Texas needed one or two big baskets in the last five minutes against Oklahoma State. The Horns went 1-for-7. And coach Chris Beard’s squad could’ve used some extra offensive oomph against Iowa State, when the Horns went 3-for-9 in the last five minutes.
Texas has made 10 of 31 shots (31.3%) in the last five minutes of five Big 12 games. Sometimes, it helps to play suffocating defense. Oklahoma missed seven of its last eight shots, and Kansas State missed its last four.
Two Big 12 losses can be chalked up to excessive turnovers. But No. 23 Texas (13-4, 3-2 Big 12) couldn’t get critical buckets in close games when they needed them most in those two losses, too.
“If you're going to try to win a championship, be a Final four contender, you have to have several options,” Beard said Monday.
Typically, the conversation starts with the point guard. Senior Marcus Carr certainly looked the part last Saturday in Ames, Iowa. He spent the closing segments of the game being his most aggressive self, attacking the rim and drawing fouls or dishing to Timmy Allen for a layup.
With 109 career games on his ledger, Carr is an obvious candidate as the go-to offensive playmaker. He’s the team leader with 8.9 shot attempts per game.
“With the team that we have, you see different guys on different nights getting hot,” Carr said. “At certain points, I'm the point guard. I believe that at the end of games and in big moments, I think I've done it throughout my career. I want to bring that here.”
Carr pointed out that leadership could come in the form of getting the ball to others in key moments. “But I recognize that a lot of the poise and everything like that falls on my shoulders,” he said.
Maybe it means getting the ball to Courtney Ramey more in clutch situations. Ramey has the highest 3-point shooting percentage (.381) among the Texas guards.
Perhaps it means feeding Andrew Jones. He’s shooting 34.2% from 3-point range and has shown real flashes at times.
Or, Texas could just run the offense through Allen or Tre Mitchell, two experienced bigs with a keen sense of ball movement. As Beard said, “you got to be able to envision” going through the paint to get points.

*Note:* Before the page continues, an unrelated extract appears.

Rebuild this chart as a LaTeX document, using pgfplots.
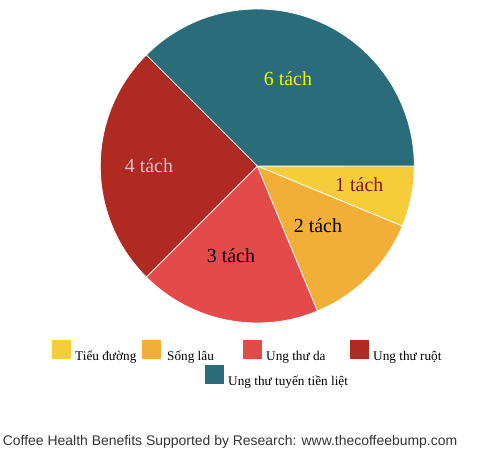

Dylan Disu was a rebounding machine last season at Vanderbilt, and Christian Bishop carried Creighton. But neither Disu nor Bishop have had major scoring opportunities in do-or-die situations at UT.
“It has to come in different fashions,” Beard said. “But I understand the question. I mean, I you want five aggressive guys out there. You want guys being aggressive in your role.”
Let’s flip it around. Who is Texas’ best lockdown defender?
“Do we have an All-Big 12 defensive player on this team right now?” Beard asked. “Yet to be determined.”
Texas doesn’t have much more time to figure all this out. The schedule gets dramatically harder in February.
The Horns host the Wildcats (9-7, 1-4) on Tuesday and the Cowboys on Saturday. By then, Texas will be done with its two games against Kansas State and Oklahoma State.
On Jan. 29, Texas hosts No. 24 Tennessee in the Big 12/SEC Challenge. Then comes a serious meat-grinder.
Texas has yet to play any of its two regular-season games against No. 5 Baylor, No. 7 Kansas, No. 18 Texas Tech or TCU. The Horns must still make road trips to Norman, Okla., and Morgantown, W. Va.
Playing that kind of schedule without having a true sense of who’s the go-to scorer and the No. 1 defender sure sounds intimidating.
“It’s the journey,” Beard said. “It’s January. They don’t hand the title out in January.”